Alex is twenty-one at the start of the novel. He’s about to graduate from Georgetown. He has his older sister June (who’s only twenty-two) and their best friend Nora (also twenty-two) the VP’s granddaughter, as people he relies on and interacts with—but one of the main issues brought up in RW&RB is Alex’s lack of friends. Though Henry eventually becomes his love interest, it is through discovering Henry that he makes new friends as a burgeoning adult.

Similarly, Alex has to reckon with discovering new facets to his sexuality (he’s bisexual), grapple with his parents’ divorce as he was able to push its repercussions away when it was actually happening as a teenager, and figure out what he truly wants to do with his life—even if that means not following his childhood plans/dreams.

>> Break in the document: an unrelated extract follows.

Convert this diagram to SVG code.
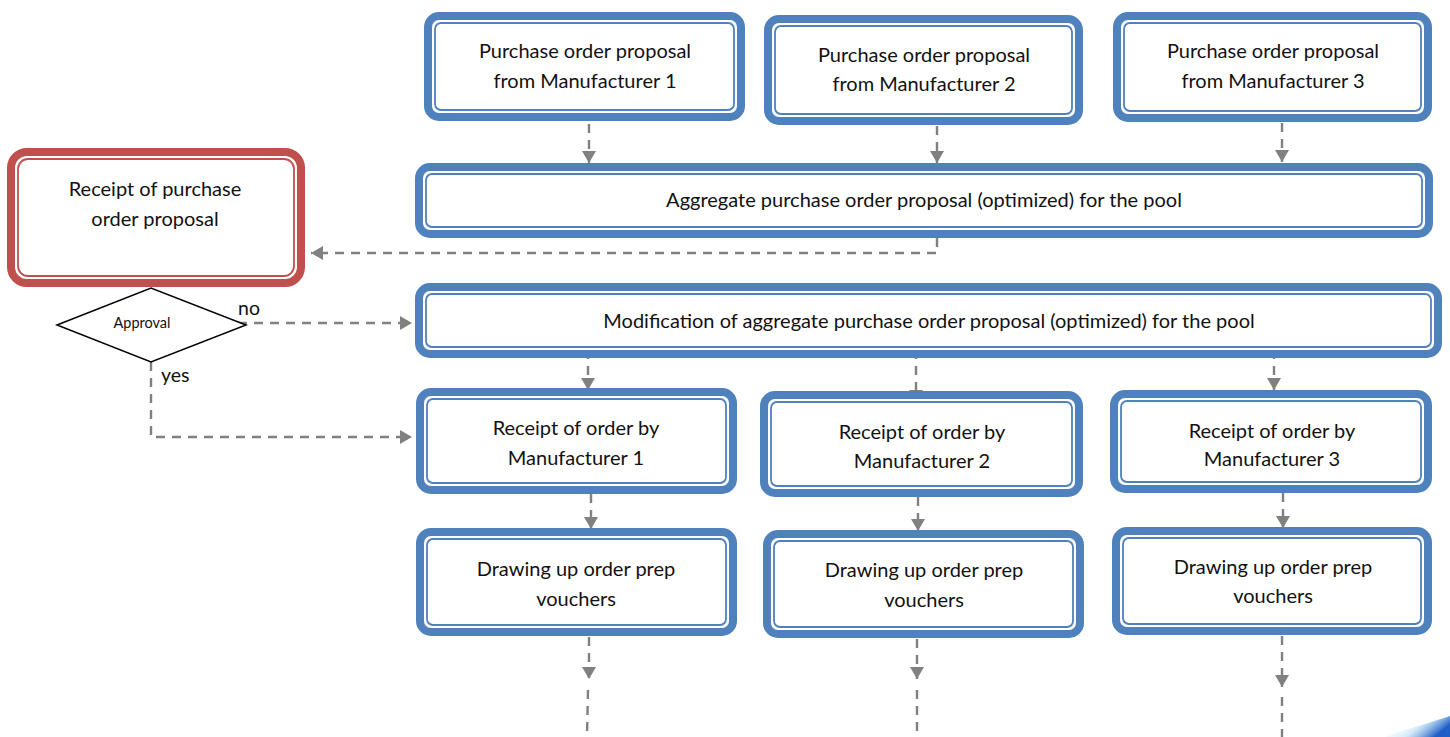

Also, there is sex. A lot of sex. And drinking. Over twenty-one Alex and his friends party, drink, and take advantages of the privileges of being an adult without any sort of negative stigma surrounding their actions. The sex between Alex and Henry is consensual, passionate, and intimately entwined with their growing relationship and feelings.

New Adult or Adult?

While he starts uncertain fully of who he is and what he wants (in fact, the breaking of the original notions of who Alex thinks he is, is part of the point), Alex ends this novel firmly an adult, with a “forever” adult romantic relationship, on the right path and mindset for his career.

Furthermore, the growing pains that Alex goes through in this novel are like a second coming-of-age—aspects of himself he was not able to reconcile and process as a teen/adolescent, but can do so now as a new adult.

For me, I put RW&RB firmly in the New Adult category.